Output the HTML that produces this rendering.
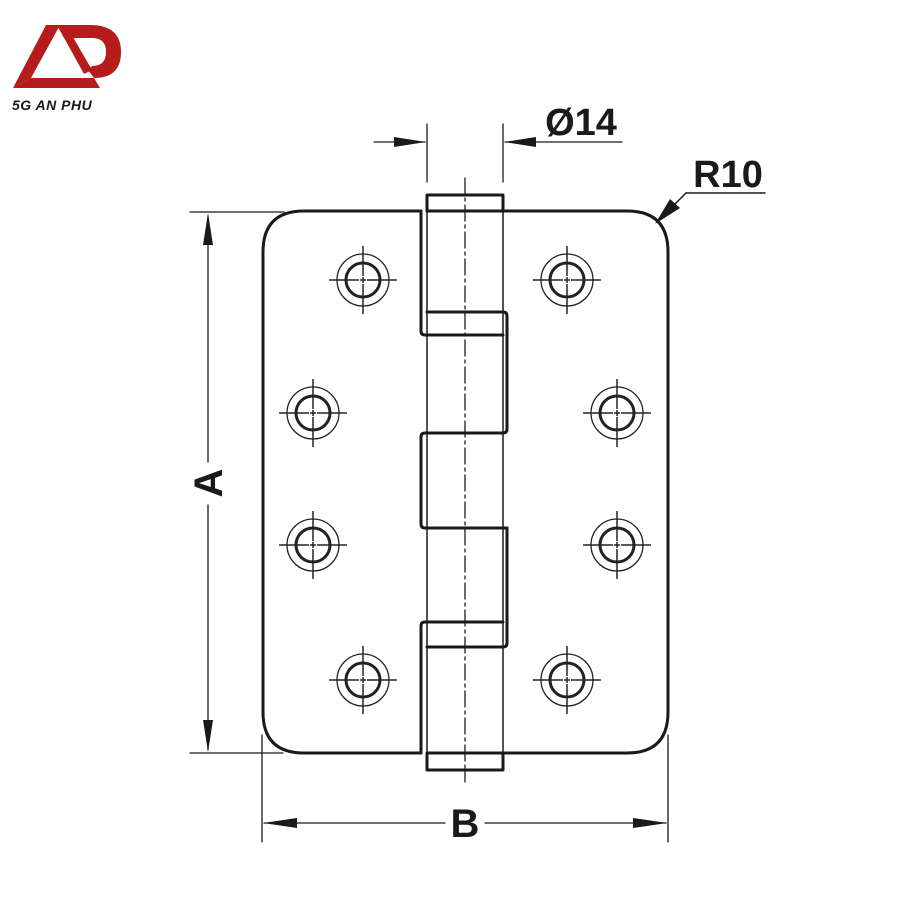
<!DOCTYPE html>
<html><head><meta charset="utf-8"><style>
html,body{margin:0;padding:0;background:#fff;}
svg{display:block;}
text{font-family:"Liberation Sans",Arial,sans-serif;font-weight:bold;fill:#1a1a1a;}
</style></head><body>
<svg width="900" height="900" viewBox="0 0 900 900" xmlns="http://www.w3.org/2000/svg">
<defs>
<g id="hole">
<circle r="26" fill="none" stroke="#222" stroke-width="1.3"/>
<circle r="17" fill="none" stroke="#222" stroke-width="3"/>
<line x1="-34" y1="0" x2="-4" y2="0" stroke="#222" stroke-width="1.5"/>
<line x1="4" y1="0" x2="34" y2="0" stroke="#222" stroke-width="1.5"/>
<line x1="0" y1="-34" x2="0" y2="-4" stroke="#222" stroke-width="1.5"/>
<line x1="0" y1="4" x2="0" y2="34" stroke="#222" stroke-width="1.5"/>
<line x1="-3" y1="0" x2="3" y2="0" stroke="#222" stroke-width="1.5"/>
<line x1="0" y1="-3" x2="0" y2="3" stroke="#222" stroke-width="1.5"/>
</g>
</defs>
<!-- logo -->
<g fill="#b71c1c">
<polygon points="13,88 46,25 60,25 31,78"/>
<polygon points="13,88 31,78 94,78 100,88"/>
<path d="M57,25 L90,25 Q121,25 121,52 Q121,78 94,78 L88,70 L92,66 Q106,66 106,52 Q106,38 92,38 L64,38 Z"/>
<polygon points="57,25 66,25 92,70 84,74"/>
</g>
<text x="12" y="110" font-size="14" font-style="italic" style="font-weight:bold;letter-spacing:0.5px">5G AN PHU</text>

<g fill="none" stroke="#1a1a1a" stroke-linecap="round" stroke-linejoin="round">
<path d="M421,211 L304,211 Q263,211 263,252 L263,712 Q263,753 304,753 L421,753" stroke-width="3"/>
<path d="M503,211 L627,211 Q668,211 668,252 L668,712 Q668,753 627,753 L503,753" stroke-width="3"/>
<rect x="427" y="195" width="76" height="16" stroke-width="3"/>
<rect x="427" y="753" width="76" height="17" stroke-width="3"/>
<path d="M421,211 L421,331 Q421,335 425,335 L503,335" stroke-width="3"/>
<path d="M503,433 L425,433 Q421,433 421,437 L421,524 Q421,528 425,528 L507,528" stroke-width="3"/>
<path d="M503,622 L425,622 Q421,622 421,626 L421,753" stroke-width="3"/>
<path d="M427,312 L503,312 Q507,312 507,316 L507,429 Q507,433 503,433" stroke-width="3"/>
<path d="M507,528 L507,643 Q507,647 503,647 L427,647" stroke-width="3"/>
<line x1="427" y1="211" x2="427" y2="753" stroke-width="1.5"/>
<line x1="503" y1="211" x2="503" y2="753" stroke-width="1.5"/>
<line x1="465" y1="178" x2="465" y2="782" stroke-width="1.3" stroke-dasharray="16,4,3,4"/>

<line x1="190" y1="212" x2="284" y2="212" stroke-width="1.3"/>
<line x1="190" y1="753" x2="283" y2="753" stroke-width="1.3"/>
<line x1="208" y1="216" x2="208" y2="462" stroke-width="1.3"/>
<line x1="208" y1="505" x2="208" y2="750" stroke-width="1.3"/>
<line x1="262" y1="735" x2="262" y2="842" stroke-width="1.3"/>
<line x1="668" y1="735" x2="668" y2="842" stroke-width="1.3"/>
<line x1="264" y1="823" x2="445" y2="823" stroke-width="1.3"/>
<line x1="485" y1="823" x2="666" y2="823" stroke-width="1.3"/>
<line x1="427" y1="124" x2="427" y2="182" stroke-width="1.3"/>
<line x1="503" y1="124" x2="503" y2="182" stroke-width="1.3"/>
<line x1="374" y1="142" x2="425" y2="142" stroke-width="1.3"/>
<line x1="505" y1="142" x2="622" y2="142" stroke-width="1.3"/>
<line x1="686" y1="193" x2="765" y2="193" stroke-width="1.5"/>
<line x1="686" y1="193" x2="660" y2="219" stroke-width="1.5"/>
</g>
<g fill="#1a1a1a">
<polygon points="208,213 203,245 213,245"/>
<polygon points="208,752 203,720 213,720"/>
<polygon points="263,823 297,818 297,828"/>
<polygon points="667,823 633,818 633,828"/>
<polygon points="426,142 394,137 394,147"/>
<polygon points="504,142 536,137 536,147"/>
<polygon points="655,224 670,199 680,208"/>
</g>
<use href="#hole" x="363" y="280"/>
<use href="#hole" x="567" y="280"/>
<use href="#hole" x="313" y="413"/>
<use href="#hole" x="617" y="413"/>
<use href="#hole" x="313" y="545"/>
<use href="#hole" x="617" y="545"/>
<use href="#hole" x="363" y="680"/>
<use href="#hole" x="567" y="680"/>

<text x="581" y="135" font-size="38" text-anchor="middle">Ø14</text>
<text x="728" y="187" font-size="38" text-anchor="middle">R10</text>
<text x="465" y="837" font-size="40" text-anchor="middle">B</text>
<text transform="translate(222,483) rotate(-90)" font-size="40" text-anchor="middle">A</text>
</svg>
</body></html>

+--

Write out every line above exactly as it is, leaving out the pictures.

*COMPLETED TASK*:
Output the HTML that produces this rendering.
<!DOCTYPE html>
<html><head><meta charset="utf-8"><style>
html,body{margin:0;padding:0;background:#fff;}
svg{display:block;}
text{font-family:"Liberation Sans",Arial,sans-serif;font-weight:bold;fill:#1a1a1a;}
</style></head><body>
<svg width="900" height="900" viewBox="0 0 900 900" xmlns="http://www.w3.org/2000/svg">
<defs>
<g id="hole">
<circle r="26" fill="none" stroke="#222" stroke-width="1.3"/>
<circle r="17" fill="none" stroke="#222" stroke-width="3"/>
<line x1="-34" y1="0" x2="-4" y2="0" stroke="#222" stroke-width="1.5"/>
<line x1="4" y1="0" x2="34" y2="0" stroke="#222" stroke-width="1.5"/>
<line x1="0" y1="-34" x2="0" y2="-4" stroke="#222" stroke-width="1.5"/>
<line x1="0" y1="4" x2="0" y2="34" stroke="#222" stroke-width="1.5"/>
<line x1="-3" y1="0" x2="3" y2="0" stroke="#222" stroke-width="1.5"/>
<line x1="0" y1="-3" x2="0" y2="3" stroke="#222" stroke-width="1.5"/>
</g>
</defs>
<!-- logo -->
<g fill="#b71c1c">
<polygon points="13,88 46,25 60,25 31,78"/>
<polygon points="13,88 31,78 94,78 100,88"/>
<path d="M57,25 L90,25 Q121,25 121,52 Q121,78 94,78 L88,70 L92,66 Q106,66 106,52 Q106,38 92,38 L64,38 Z"/>
<polygon points="57,25 66,25 92,70 84,74"/>
</g>
<text x="12" y="110" font-size="14" font-style="italic" style="font-weight:bold;letter-spacing:0.5px">5G AN PHU</text>

<g fill="none" stroke="#1a1a1a" stroke-linecap="round" stroke-linejoin="round">
<path d="M421,211 L304,211 Q263,211 263,252 L263,712 Q263,753 304,753 L421,753" stroke-width="3"/>
<path d="M503,211 L627,211 Q668,211 668,252 L668,712 Q668,753 627,753 L503,753" stroke-width="3"/>
<rect x="427" y="195" width="76" height="16" stroke-width="3"/>
<rect x="427" y="753" width="76" height="17" stroke-width="3"/>
<path d="M421,211 L421,331 Q421,335 425,335 L503,335" stroke-width="3"/>
<path d="M503,433 L425,433 Q421,433 421,437 L421,524 Q421,528 425,528 L507,528" stroke-width="3"/>
<path d="M503,622 L425,622 Q421,622 421,626 L421,753" stroke-width="3"/>
<path d="M427,312 L503,312 Q507,312 507,316 L507,429 Q507,433 503,433" stroke-width="3"/>
<path d="M507,528 L507,643 Q507,647 503,647 L427,647" stroke-width="3"/>
<line x1="427" y1="211" x2="427" y2="753" stroke-width="1.5"/>
<line x1="503" y1="211" x2="503" y2="753" stroke-width="1.5"/>
<line x1="465" y1="178" x2="465" y2="782" stroke-width="1.3" stroke-dasharray="16,4,3,4"/>

<line x1="190" y1="212" x2="284" y2="212" stroke-width="1.3"/>
<line x1="190" y1="753" x2="283" y2="753" stroke-width="1.3"/>
<line x1="208" y1="216" x2="208" y2="462" stroke-width="1.3"/>
<line x1="208" y1="505" x2="208" y2="750" stroke-width="1.3"/>
<line x1="262" y1="735" x2="262" y2="842" stroke-width="1.3"/>
<line x1="668" y1="735" x2="668" y2="842" stroke-width="1.3"/>
<line x1="264" y1="823" x2="445" y2="823" stroke-width="1.3"/>
<line x1="485" y1="823" x2="666" y2="823" stroke-width="1.3"/>
<line x1="427" y1="124" x2="427" y2="182" stroke-width="1.3"/>
<line x1="503" y1="124" x2="503" y2="182" stroke-width="1.3"/>
<line x1="374" y1="142" x2="425" y2="142" stroke-width="1.3"/>
<line x1="505" y1="142" x2="622" y2="142" stroke-width="1.3"/>
<line x1="686" y1="193" x2="765" y2="193" stroke-width="1.5"/>
<line x1="686" y1="193" x2="660" y2="219" stroke-width="1.5"/>
</g>
<g fill="#1a1a1a">
<polygon points="208,213 203,245 213,245"/>
<polygon points="208,752 203,720 213,720"/>
<polygon points="263,823 297,818 297,828"/>
<polygon points="667,823 633,818 633,828"/>
<polygon points="426,142 394,137 394,147"/>
<polygon points="504,142 536,137 536,147"/>
<polygon points="655,224 670,199 680,208"/>
</g>
<use href="#hole" x="363" y="280"/>
<use href="#hole" x="567" y="280"/>
<use href="#hole" x="313" y="413"/>
<use href="#hole" x="617" y="413"/>
<use href="#hole" x="313" y="545"/>
<use href="#hole" x="617" y="545"/>
<use href="#hole" x="363" y="680"/>
<use href="#hole" x="567" y="680"/>

<text x="581" y="135" font-size="38" text-anchor="middle">Ø14</text>
<text x="728" y="187" font-size="38" text-anchor="middle">R10</text>
<text x="465" y="837" font-size="40" text-anchor="middle">B</text>
<text transform="translate(222,483) rotate(-90)" font-size="40" text-anchor="middle">A</text>
</svg>
</body></html>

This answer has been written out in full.